The character is two-faced. On the one hand it's like the Roman bronze of a young man discovered on an archaeological site in London. The figure has arms outstretched. It embodies the energy and exultation of a city continually expanding in great waves of progress and confidence, he writes. But Ackroyd also quotes Daniel Defoe who said that London circulates all, exports all, and at last pays for all. For Defoe, London is a monstrous form, a swollen and dropsical giant which kills more than it breeds.

For Ackroyd, London has a human shape with its own laws of life and growth. London is a Janus-Jerusalem, swinging between altruism and greed. London will by its nature always lack stability. London, unlike Paris or other European capitals will never take to the grand scheme. So the church's role cannot be to advance 'one view of London' but to speak from its multi-faceted views 'from below'.

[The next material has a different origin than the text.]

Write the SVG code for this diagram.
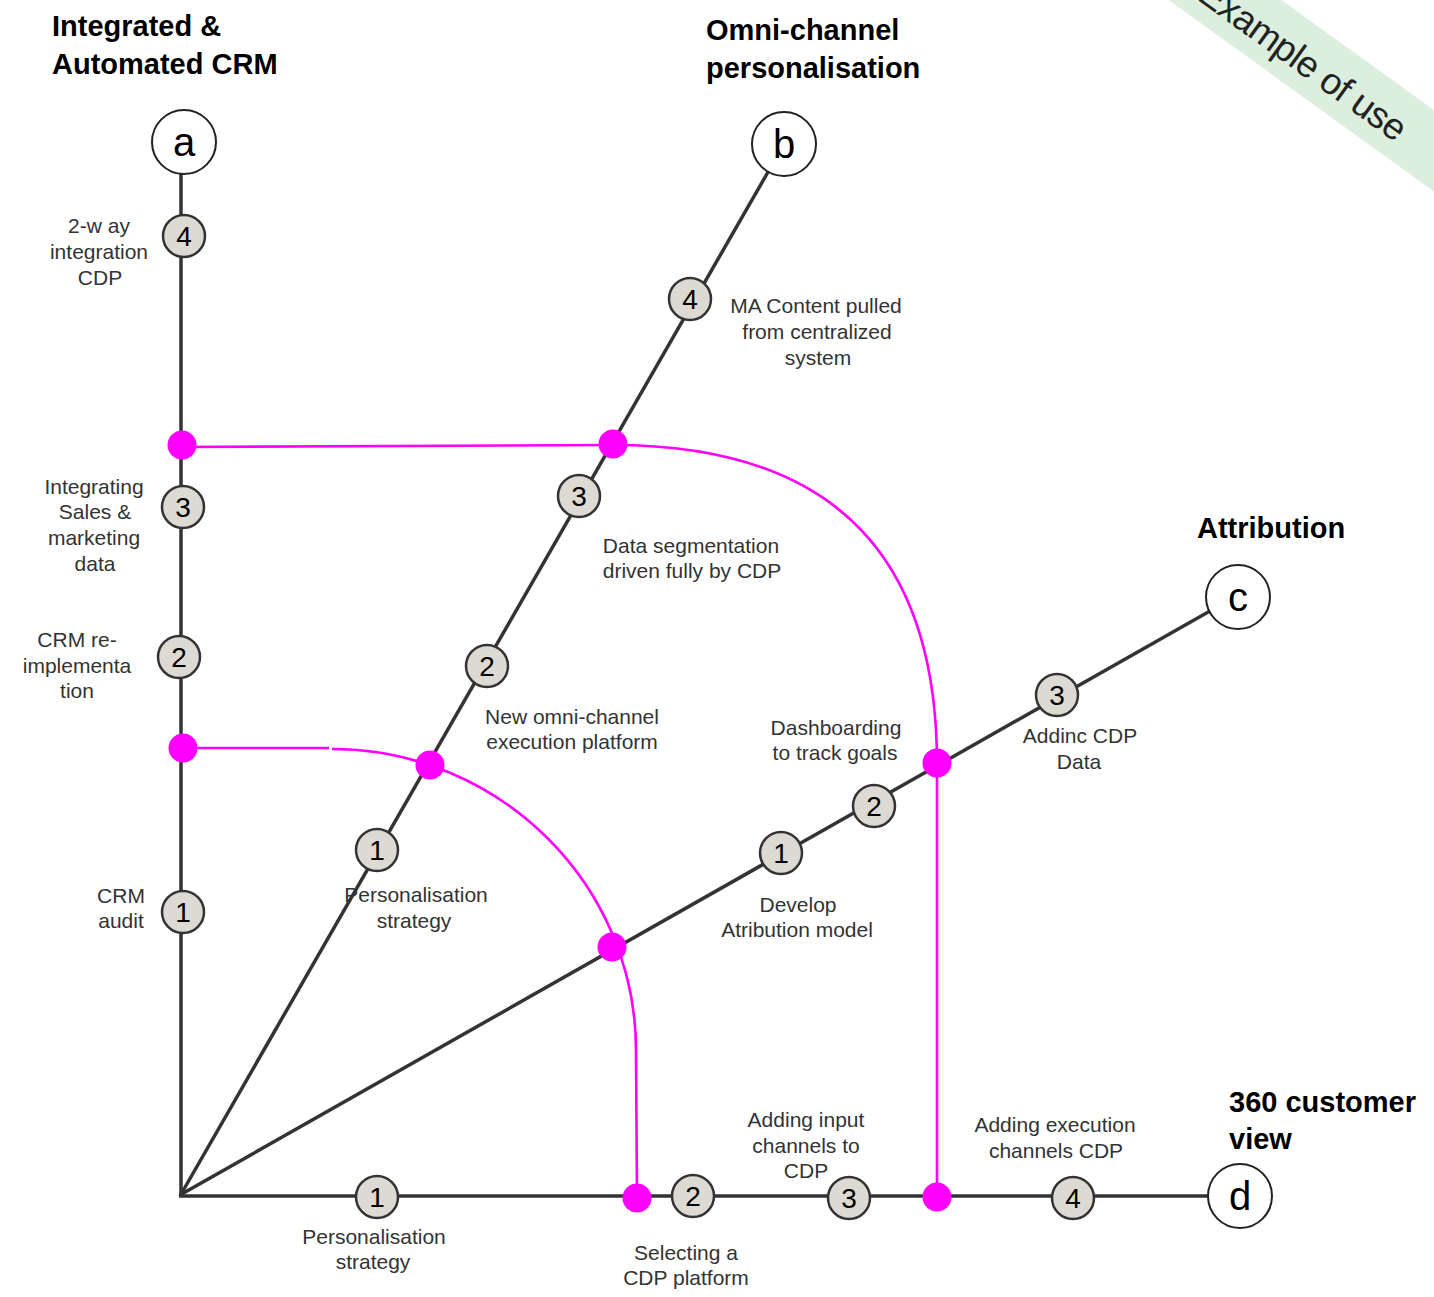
<svg xmlns="http://www.w3.org/2000/svg" width="1434" height="1297" viewBox="0 0 1434 1297">
<style>
.title{font-family:"Liberation Sans",Arial,sans-serif;font-size:29px;font-weight:bold;fill:#000}
.lbl{font-family:"Liberation Sans",Arial,sans-serif;font-size:21px;fill:#333;text-anchor:middle}
.num{font-family:"Liberation Sans",Arial,sans-serif;font-size:28px;fill:#000;text-anchor:middle}
.let{font-family:"Liberation Sans",Arial,sans-serif;font-size:40px;fill:#000;text-anchor:middle}
.track{stroke:#333;stroke-width:3.5;fill:none}
.link{stroke:#ff00ff;stroke-width:2.6;fill:none}
.stop{fill:#dcdad2;stroke:#333;stroke-width:2.5}
.end{fill:#fff;stroke:#222;stroke-width:2}
.dot{fill:#ff00ff}
</style>

<g id="banner">
<g transform="translate(1225,0) rotate(35.8)">
<rect x="-80" y="-33" width="420" height="66" fill="#dcefdf"/>
<text x="-24" y="16" font-family="'Liberation Sans',Arial,sans-serif" font-size="37" letter-spacing="-0.7" fill="#222">Example of use</text>
</g>
</g>

<g id="titles">
<text class="title" x="52" y="36">Integrated &amp;</text>
<text class="title" x="52" y="74">Automated CRM</text>
<text class="title" x="706" y="40">Omni-channel</text>
<text class="title" x="706" y="78">personalisation</text>
<text class="title" x="1197" y="538">Attribution</text>
<text class="title" x="1229" y="1112">360 customer</text>
<text class="title" x="1229" y="1149">view</text>
</g>

<g id="connectors">
<line class="track" x1="181" y1="1196" x2="181" y2="174"/>
<line class="track" x1="180" y1="1196" x2="768" y2="172"/>
<line class="track" x1="180" y1="1195" x2="1210" y2="611"/>
<line class="track" x1="179" y1="1196" x2="1208" y2="1196"/>
<path class="link" d="M182,447 L613,445"/>
<path class="link" d="M613,445 C863,445 937,588 937,764 L937,1197"/>
<path class="link" d="M183,748 L329,748"/>
<path class="link" d="M332,749 C499,749 636,884 636,1050 L637,1198"/>
</g>

<g id="node-a"><circle class="end" cx="184" cy="142" r="32"/><text class="let" x="184" y="156">a</text></g>
<g id="node-b"><circle class="end" cx="784" cy="144" r="32"/><text class="let" x="784" y="158">b</text></g>
<g id="node-c"><circle class="end" cx="1238" cy="597" r="32"/><text class="let" x="1238" y="611">c</text></g>
<g id="node-d"><circle class="end" cx="1240" cy="1196" r="32"/><text class="let" x="1240" y="1210">d</text></g>

<g id="junctions">
<circle class="dot" cx="182" cy="445" r="14.5"/>
<circle class="dot" cx="613" cy="444" r="14.5"/>
<circle class="dot" cx="183" cy="748" r="14.5"/>
<circle class="dot" cx="430" cy="765" r="14.5"/>
<circle class="dot" cx="612" cy="947" r="14.5"/>
<circle class="dot" cx="637" cy="1198" r="14.5"/>
<circle class="dot" cx="937" cy="763" r="14.5"/>
<circle class="dot" cx="937" cy="1197" r="14.5"/>
</g>

<g id="a4"><circle class="stop" cx="184" cy="236" r="21"/><text class="num" x="184" y="246">4</text>
<text class="lbl" x="99" y="233">2-w ay</text><text class="lbl" x="99" y="259">integration</text><text class="lbl" x="100" y="285">CDP</text></g>
<g id="a3"><circle class="stop" cx="183" cy="507" r="21"/><text class="num" x="183" y="517">3</text>
<text class="lbl" x="94" y="494">Integrating</text><text class="lbl" x="95" y="519">Sales &amp;</text><text class="lbl" x="94" y="545">marketing</text><text class="lbl" x="95" y="571">data</text></g>
<g id="a2"><circle class="stop" cx="179" cy="657" r="21"/><text class="num" x="179" y="667">2</text>
<text class="lbl" x="77" y="647">CRM re-</text><text class="lbl" x="77" y="673">implementa</text><text class="lbl" x="77" y="698">tion</text></g>
<g id="a1"><circle class="stop" cx="183" cy="912" r="21"/><text class="num" x="183" y="922">1</text>
<text class="lbl" x="121" y="903">CRM</text><text class="lbl" x="121" y="928">audit</text></g>

<g id="b4"><circle class="stop" cx="690" cy="299" r="21"/><text class="num" x="690" y="309">4</text>
<text class="lbl" x="816" y="313">MA Content pulled</text><text class="lbl" x="817" y="339">from centralized</text><text class="lbl" x="818" y="365">system</text></g>
<g id="b3"><circle class="stop" cx="579" cy="496" r="21"/><text class="num" x="579" y="506">3</text>
<text class="lbl" x="691" y="553">Data segmentation</text><text class="lbl" x="692" y="578">driven fully by CDP</text></g>
<g id="b2"><circle class="stop" cx="487" cy="666" r="21"/><text class="num" x="487" y="676">2</text>
<text class="lbl" x="572" y="724">New omni-channel</text><text class="lbl" x="572" y="749">execution platform</text></g>
<g id="b1"><circle class="stop" cx="377" cy="850" r="21"/><text class="num" x="377" y="860">1</text>
<text class="lbl" x="416" y="902">Personalisation</text><text class="lbl" x="414" y="928">strategy</text></g>

<g id="c3"><circle class="stop" cx="1057" cy="695" r="21"/><text class="num" x="1057" y="705">3</text>
<text class="lbl" x="1080" y="743">Addinc CDP</text><text class="lbl" x="1079" y="769">Data</text></g>
<g id="c2"><circle class="stop" cx="874" cy="806" r="21"/><text class="num" x="874" y="816">2</text>
<text class="lbl" x="836" y="735">Dashboarding</text><text class="lbl" x="835" y="760">to track goals</text></g>
<g id="c1"><circle class="stop" cx="781" cy="853" r="21"/><text class="num" x="781" y="863">1</text>
<text class="lbl" x="798" y="912">Develop</text><text class="lbl" x="797" y="937">Atribution model</text></g>

<g id="d1"><circle class="stop" cx="377" cy="1197" r="21"/><text class="num" x="377" y="1207">1</text>
<text class="lbl" x="374" y="1244">Personalisation</text><text class="lbl" x="373" y="1269">strategy</text></g>
<g id="d2"><circle class="stop" cx="693" cy="1196" r="21"/><text class="num" x="693" y="1206">2</text>
<text class="lbl" x="686" y="1260">Selecting a</text><text class="lbl" x="686" y="1285">CDP platform</text></g>
<g id="d3"><circle class="stop" cx="849" cy="1198" r="21"/><text class="num" x="849" y="1208">3</text>
<text class="lbl" x="806" y="1127">Adding input</text><text class="lbl" x="806" y="1153">channels to</text><text class="lbl" x="806" y="1178">CDP</text></g>
<g id="d4"><circle class="stop" cx="1073" cy="1198" r="21"/><text class="num" x="1073" y="1208">4</text>
<text class="lbl" x="1055" y="1132">Adding execution</text><text class="lbl" x="1056" y="1158">channels CDP</text></g>
</svg>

There's a tendency to think that we're in a situation like that of the 5C when the Goths sacked the city of Rome. Civilization, we're told is teetering on the brink. This group or that group are hammering on the city gates and what we have to do is, like St Augustine to write a new version of the City of God and realise the vision here on earth. But the 'one size fits all' approach will never work. What will work are authentic voices speaking truth to power and the more voices the better. The catholic tradition in the Church of England has always been at its best when it has stayed on the margins where its larger-than-life personalities can flourish and raise the sort of hullabaloo that makes others stand up and take notice.

Power', 'personality', 'people'. It's no accident that the gospels tell us the names of the disciples as we heard this evening. Names are precious. We like to be known by our names. The church is a place where we are named. When we were baptized the priest used our name; likewise when we were confirmed. Churches, especially churches in the centre of cities need to be places where we use names. When we sing the Litany of the Saints at All Saints-tide we rehearse the names of many who have trod the path of faith before us. During the week and on Sundays we name those who are sick or who have died. The monthly requiem mass remembers those who have departed this life; likewise the mass on All Souls Day when we read out the list of past benefactors.

We name because we refuse to forget. In the endless whirl that is city life, where people are easily lost churches and especially churches like ours focus on the human, the incarnation, people who are named because central to our life is a Holy Name: At the name of Jesus every knee shall bow. And key to the preservation of our lives, the safeguarding of our names is to be streetwise. Jesus knew that towns and cities were tricky places. "See, I am sending you out like sheep into the midst of wolves; (he says) so be wise as serpents and innocent as doves." It's a saying, almost a proverb that's unique in the gospels to Matthew but one that many a Londoner follows to his or her benefit. London has power in abundance but it will only be a city and not a monster if personalities and people flourish. And we'll know that they're flourishing when we hear them singing.